[Goal of the exercise]
Print word for word the first line of the listing below and every line after it, through the line with "import plotly.graph_objects as go". Leave out the pictures and the rest.
######
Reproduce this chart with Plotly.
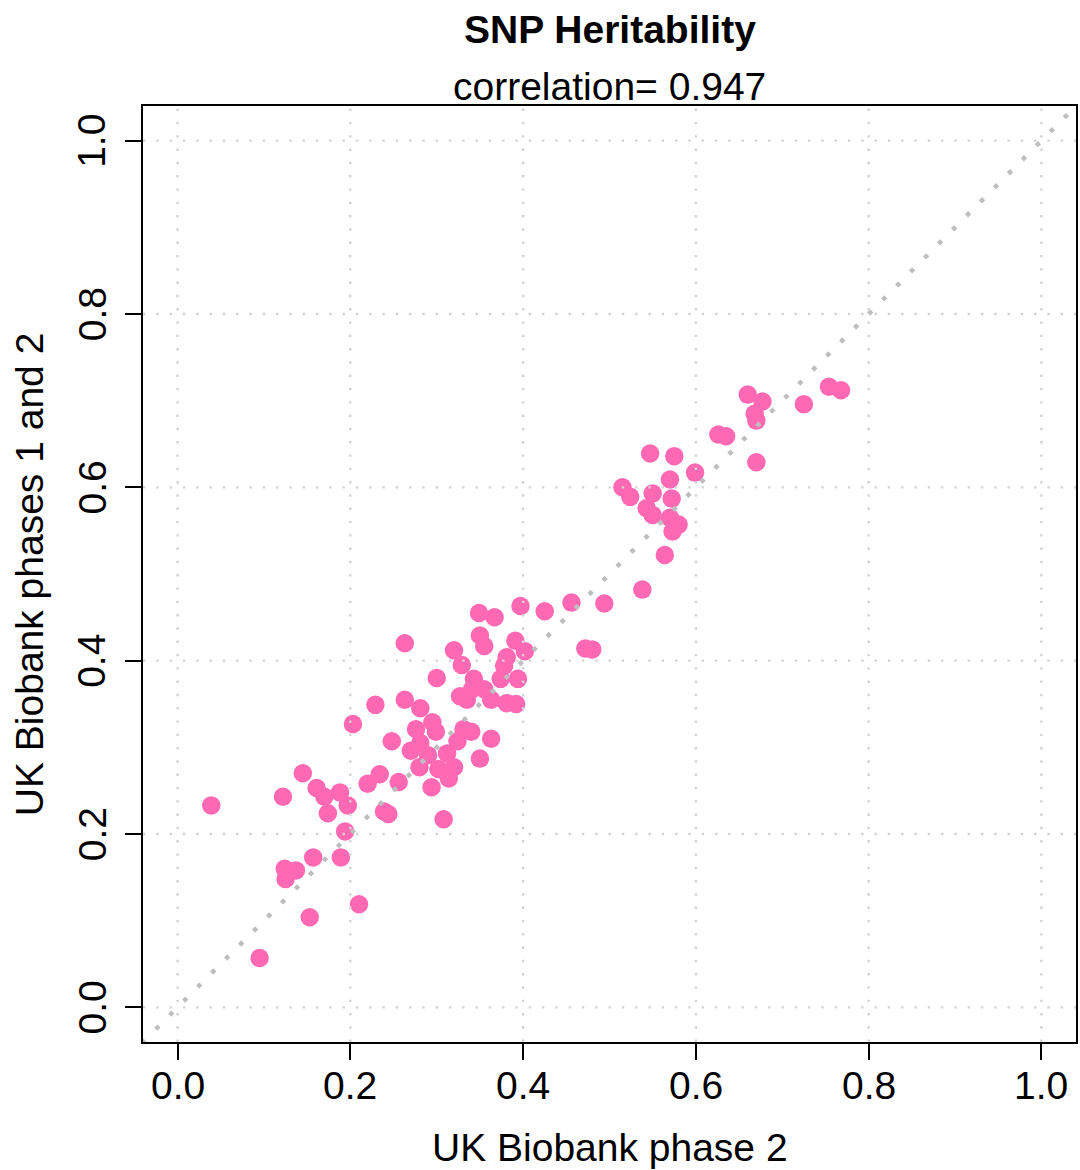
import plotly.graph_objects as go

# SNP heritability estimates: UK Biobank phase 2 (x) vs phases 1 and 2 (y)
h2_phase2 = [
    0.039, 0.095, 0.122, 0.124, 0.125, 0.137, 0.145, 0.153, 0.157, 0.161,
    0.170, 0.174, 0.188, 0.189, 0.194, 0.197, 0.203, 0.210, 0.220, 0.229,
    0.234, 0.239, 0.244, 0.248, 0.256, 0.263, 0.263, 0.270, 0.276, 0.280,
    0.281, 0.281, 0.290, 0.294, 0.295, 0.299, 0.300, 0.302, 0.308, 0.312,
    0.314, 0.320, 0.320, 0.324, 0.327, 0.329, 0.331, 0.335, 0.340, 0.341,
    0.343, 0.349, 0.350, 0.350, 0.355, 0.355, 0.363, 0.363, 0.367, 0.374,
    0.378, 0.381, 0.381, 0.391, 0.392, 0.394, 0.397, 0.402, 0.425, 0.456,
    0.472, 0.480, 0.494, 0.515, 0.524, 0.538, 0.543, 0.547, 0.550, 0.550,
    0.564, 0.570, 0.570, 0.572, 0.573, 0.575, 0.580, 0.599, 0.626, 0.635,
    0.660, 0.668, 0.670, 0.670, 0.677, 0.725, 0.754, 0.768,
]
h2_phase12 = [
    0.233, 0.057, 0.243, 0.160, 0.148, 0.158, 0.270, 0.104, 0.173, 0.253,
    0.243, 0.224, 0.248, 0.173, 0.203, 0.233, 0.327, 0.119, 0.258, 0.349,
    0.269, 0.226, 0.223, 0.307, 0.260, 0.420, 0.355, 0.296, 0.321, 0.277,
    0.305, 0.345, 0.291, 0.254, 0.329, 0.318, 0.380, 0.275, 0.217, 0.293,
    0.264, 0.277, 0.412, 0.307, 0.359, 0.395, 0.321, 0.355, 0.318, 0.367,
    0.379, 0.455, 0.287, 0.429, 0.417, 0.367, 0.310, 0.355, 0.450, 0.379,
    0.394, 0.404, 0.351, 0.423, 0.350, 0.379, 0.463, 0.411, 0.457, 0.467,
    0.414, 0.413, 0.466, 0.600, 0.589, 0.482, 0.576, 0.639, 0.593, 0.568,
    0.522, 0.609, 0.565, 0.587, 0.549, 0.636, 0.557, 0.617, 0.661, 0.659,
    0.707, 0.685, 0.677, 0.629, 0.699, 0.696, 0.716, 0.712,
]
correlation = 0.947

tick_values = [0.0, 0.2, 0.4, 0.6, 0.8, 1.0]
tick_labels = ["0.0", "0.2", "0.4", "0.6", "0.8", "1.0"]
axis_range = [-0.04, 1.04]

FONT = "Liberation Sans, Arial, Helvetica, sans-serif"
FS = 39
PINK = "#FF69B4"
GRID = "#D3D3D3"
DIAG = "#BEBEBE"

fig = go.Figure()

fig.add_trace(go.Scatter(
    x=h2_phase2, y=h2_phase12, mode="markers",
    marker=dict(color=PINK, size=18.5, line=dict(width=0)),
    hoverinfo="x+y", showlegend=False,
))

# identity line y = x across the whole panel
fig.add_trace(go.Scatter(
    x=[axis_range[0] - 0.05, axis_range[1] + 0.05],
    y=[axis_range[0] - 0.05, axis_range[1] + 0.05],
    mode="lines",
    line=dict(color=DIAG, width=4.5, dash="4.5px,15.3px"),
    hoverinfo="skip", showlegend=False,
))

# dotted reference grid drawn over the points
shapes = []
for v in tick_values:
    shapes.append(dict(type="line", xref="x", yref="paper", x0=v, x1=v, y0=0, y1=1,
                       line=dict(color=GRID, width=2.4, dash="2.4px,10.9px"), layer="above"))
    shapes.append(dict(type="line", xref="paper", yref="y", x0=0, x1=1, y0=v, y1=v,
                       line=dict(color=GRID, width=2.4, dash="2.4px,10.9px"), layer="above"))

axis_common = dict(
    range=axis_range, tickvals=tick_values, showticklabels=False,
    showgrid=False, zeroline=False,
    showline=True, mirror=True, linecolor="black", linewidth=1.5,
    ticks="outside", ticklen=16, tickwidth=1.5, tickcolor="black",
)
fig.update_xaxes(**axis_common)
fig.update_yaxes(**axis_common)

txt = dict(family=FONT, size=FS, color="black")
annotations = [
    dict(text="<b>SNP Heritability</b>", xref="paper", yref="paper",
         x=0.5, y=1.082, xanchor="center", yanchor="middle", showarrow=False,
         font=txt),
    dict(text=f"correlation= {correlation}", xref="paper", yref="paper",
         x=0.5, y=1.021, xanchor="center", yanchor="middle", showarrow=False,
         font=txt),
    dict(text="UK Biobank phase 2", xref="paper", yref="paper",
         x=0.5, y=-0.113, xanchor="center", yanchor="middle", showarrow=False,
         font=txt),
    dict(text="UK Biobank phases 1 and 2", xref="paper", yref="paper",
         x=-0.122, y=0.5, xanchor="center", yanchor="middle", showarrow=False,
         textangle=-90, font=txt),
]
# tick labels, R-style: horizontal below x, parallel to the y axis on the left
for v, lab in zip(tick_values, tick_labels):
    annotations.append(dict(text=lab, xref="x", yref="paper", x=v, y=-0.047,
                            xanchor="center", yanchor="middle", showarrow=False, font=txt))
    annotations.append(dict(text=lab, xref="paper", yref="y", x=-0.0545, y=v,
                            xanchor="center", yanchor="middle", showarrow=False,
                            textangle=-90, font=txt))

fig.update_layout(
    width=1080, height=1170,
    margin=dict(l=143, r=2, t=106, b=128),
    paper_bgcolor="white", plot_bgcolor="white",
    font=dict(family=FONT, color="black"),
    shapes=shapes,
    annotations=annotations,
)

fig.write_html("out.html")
######
[The output]
Reproduce this chart with Plotly.
import plotly.graph_objects as go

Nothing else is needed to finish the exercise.